* **OBJECTIVE**
Skip every picture and transcribe the remaining material exactly.

━━━━━━━━━━━━━━━━

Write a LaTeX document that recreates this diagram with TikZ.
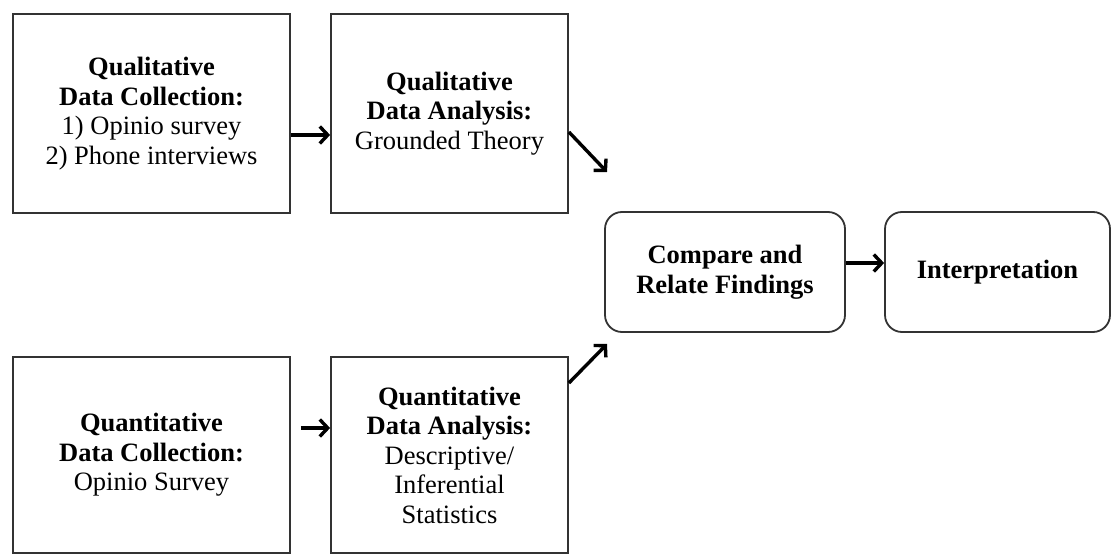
\documentclass[tikz,border=0pt]{standalone}
\usepackage{fontspec}
\setmainfont{Liberation Serif}
\usetikzlibrary{arrows.meta,calc}
\begin{document}
\begin{tikzpicture}[x=1pt,y=-1pt,
  box/.style={draw=black!80, line width=1.8pt, fill=white, align=center,
    font=\fontsize{26.5}{29.5}\selectfont, inner sep=2pt},
  rbox/.style={box, rounded corners=17pt},
  conn/.style={line width=3.4pt, -{Straight Barb[length=8pt,width=17pt,line width=3.4pt]}}
]
\useasboundingbox (0,0) rectangle (1112,556);
\node[box, minimum width=277pt, minimum height=199pt] (qlc) at (151.5,113.5)
  {\textbf{Qualitative}\\ \textbf{Data Collection:}\\ 1) Opinio survey\\ 2) Phone interviews};
\node[box, minimum width=237pt, minimum height=199pt] (qla) at (449.5,113.5)
  {\textbf{Qualitative}\\ \textbf{Data Analysis:}\\ Grounded Theory};
\node[box, minimum width=277pt, minimum height=196pt] (qnc) at (151.5,455)
  {\textbf{Quantitative}\\ \textbf{Data Collection:}\\ Opinio Survey};
\node[box, minimum width=237pt, minimum height=196pt] (qna) at (449.5,455)
  {\textbf{Quantitative}\\ \textbf{Data Analysis:}\\ Descriptive/\\ Inferential\\ Statistics};
\node[rbox, minimum width=240pt, minimum height=120pt] (cmp) at (725,272)
  {\textbf{Compare and}\\ \textbf{Relate Findings}};
\node[rbox, minimum width=225pt, minimum height=120pt] (int) at (997.5,272)
  {\textbf{Interpretation}};
\coordinate (t1) at (607,172);
\coordinate (t2) at (607,344);
\draw[conn] (qlc.east |- 0,135) -- (qla.west |- 0,135);
\draw[conn, shorten <=10pt] (qnc.east |- 0,428) -- (qna.west |- 0,428);
\draw[conn] (qla.east |- 0,132) -- (t1);
\draw[conn] (qna.east |- 0,383) -- (t2);
\draw[conn] (cmp.east |- 0,263) -- (int.west |- 0,263);
\end{tikzpicture}
\end{document}
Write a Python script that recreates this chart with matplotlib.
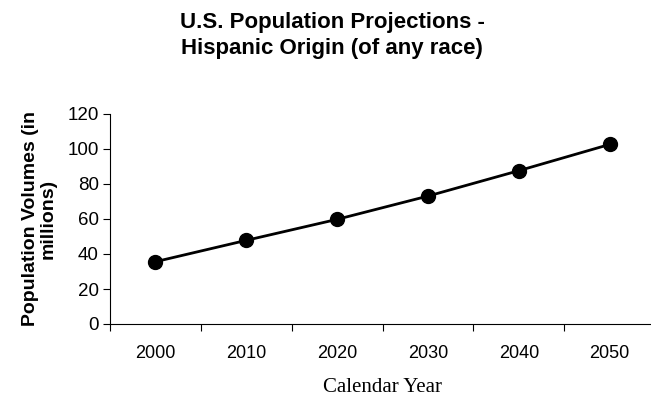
import numpy as np
import matplotlib.pyplot as plt

years = ["2000", "2010", "2020", "2030", "2040", "2050"]
hispanic_millions = [35.6, 47.8, 59.8, 73.1, 87.6, 102.6]
y_ticks = [0, 20, 40, 60, 80, 100, 120]

plt.rcParams["font.family"] = ["Liberation Sans", "DejaVu Sans"]

fig = plt.figure(figsize=(6.51, 4.0), dpi=100)
# axis runs off the right edge like the original export
ax = fig.add_axes([110 / 651, 76 / 400, 545 / 651, 210 / 400])

x = np.arange(len(years))
ax.plot(x, hispanic_millions, color="black", lw=2.0, marker="o",
        markersize=10, clip_on=False)

ax.set_xlim(-0.5, len(years) - 0.5)
ax.set_ylim(0, 120)
ax.set_yticks(y_ticks)
ax.set_xticks(x)
ax.set_xticklabels(years)
# category boundaries carry the tick marks
ax.set_xticks(np.arange(-0.5, len(years)), minor=True)
ax.tick_params(axis="x", which="major", length=0, pad=15, labelsize=13)
ax.tick_params(axis="x", which="minor", length=5, width=0.8, direction="out")
ax.tick_params(axis="y", length=5, width=0.8, direction="out", labelsize=13.5, pad=3)

for side in ("top", "right"):
    ax.spines[side].set_visible(False)
ax.spines["left"].set_linewidth(0.8)
ax.spines["bottom"].set_linewidth(0.8)

ax.set_ylabel("Population Volumes (in\nmillions)", fontsize=14, fontweight="bold",
              linespacing=1.0, labelpad=8)
ax.set_xlabel("Calendar Year", fontsize=15, family=["Liberation Serif", "DejaVu Serif"],
              labelpad=12)

fig.text(0.51, 0.97, "U.S. Population Projections -\nHispanic Origin (of any race)",
         ha="center", va="top", fontsize=16, fontweight="bold", linespacing=1.3)

fig.savefig("out.png", dpi=100)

━━━━━━━━━━━━━━━━

* **WRITTEN RESPONSE**
Write a LaTeX document that recreates this diagram with TikZ.
\documentclass[tikz,border=0pt]{standalone}
\usepackage{fontspec}
\setmainfont{Liberation Serif}
\usetikzlibrary{arrows.meta,calc}
\begin{document}
\begin{tikzpicture}[x=1pt,y=-1pt,
  box/.style={draw=black!80, line width=1.8pt, fill=white, align=center,
    font=\fontsize{26.5}{29.5}\selectfont, inner sep=2pt},
  rbox/.style={box, rounded corners=17pt},
  conn/.style={line width=3.4pt, -{Straight Barb[length=8pt,width=17pt,line width=3.4pt]}}
]
\useasboundingbox (0,0) rectangle (1112,556);
\node[box, minimum width=277pt, minimum height=199pt] (qlc) at (151.5,113.5)
  {\textbf{Qualitative}\\ \textbf{Data Collection:}\\ 1) Opinio survey\\ 2) Phone interviews};
\node[box, minimum width=237pt, minimum height=199pt] (qla) at (449.5,113.5)
  {\textbf{Qualitative}\\ \textbf{Data Analysis:}\\ Grounded Theory};
\node[box, minimum width=277pt, minimum height=196pt] (qnc) at (151.5,455)
  {\textbf{Quantitative}\\ \textbf{Data Collection:}\\ Opinio Survey};
\node[box, minimum width=237pt, minimum height=196pt] (qna) at (449.5,455)
  {\textbf{Quantitative}\\ \textbf{Data Analysis:}\\ Descriptive/\\ Inferential\\ Statistics};
\node[rbox, minimum width=240pt, minimum height=120pt] (cmp) at (725,272)
  {\textbf{Compare and}\\ \textbf{Relate Findings}};
\node[rbox, minimum width=225pt, minimum height=120pt] (int) at (997.5,272)
  {\textbf{Interpretation}};
\coordinate (t1) at (607,172);
\coordinate (t2) at (607,344);
\draw[conn] (qlc.east |- 0,135) -- (qla.west |- 0,135);
\draw[conn, shorten <=10pt] (qnc.east |- 0,428) -- (qna.west |- 0,428);
\draw[conn] (qla.east |- 0,132) -- (t1);
\draw[conn] (qna.east |- 0,383) -- (t2);
\draw[conn] (cmp.east |- 0,263) -- (int.west |- 0,263);
\end{tikzpicture}
\end{document}
Write a Python script that recreates this chart with matplotlib.
import numpy as np
import matplotlib.pyplot as plt

years = ["2000", "2010", "2020", "2030", "2040", "2050"]
hispanic_millions = [35.6, 47.8, 59.8, 73.1, 87.6, 102.6]
y_ticks = [0, 20, 40, 60, 80, 100, 120]

plt.rcParams["font.family"] = ["Liberation Sans", "DejaVu Sans"]

fig = plt.figure(figsize=(6.51, 4.0), dpi=100)
# axis runs off the right edge like the original export
ax = fig.add_axes([110 / 651, 76 / 400, 545 / 651, 210 / 400])

x = np.arange(len(years))
ax.plot(x, hispanic_millions, color="black", lw=2.0, marker="o",
        markersize=10, clip_on=False)

ax.set_xlim(-0.5, len(years) - 0.5)
ax.set_ylim(0, 120)
ax.set_yticks(y_ticks)
ax.set_xticks(x)
ax.set_xticklabels(years)
# category boundaries carry the tick marks
ax.set_xticks(np.arange(-0.5, len(years)), minor=True)
ax.tick_params(axis="x", which="major", length=0, pad=15, labelsize=13)
ax.tick_params(axis="x", which="minor", length=5, width=0.8, direction="out")
ax.tick_params(axis="y", length=5, width=0.8, direction="out", labelsize=13.5, pad=3)

for side in ("top", "right"):
    ax.spines[side].set_visible(False)
ax.spines["left"].set_linewidth(0.8)
ax.spines["bottom"].set_linewidth(0.8)

ax.set_ylabel("Population Volumes (in\nmillions)", fontsize=14, fontweight="bold",
              linespacing=1.0, labelpad=8)
ax.set_xlabel("Calendar Year", fontsize=15, family=["Liberation Serif", "DejaVu Serif"],
              labelpad=12)

fig.text(0.51, 0.97, "U.S. Population Projections -\nHispanic Origin (of any race)",
         ha="center", va="top", fontsize=16, fontweight="bold", linespacing=1.3)

fig.savefig("out.png", dpi=100)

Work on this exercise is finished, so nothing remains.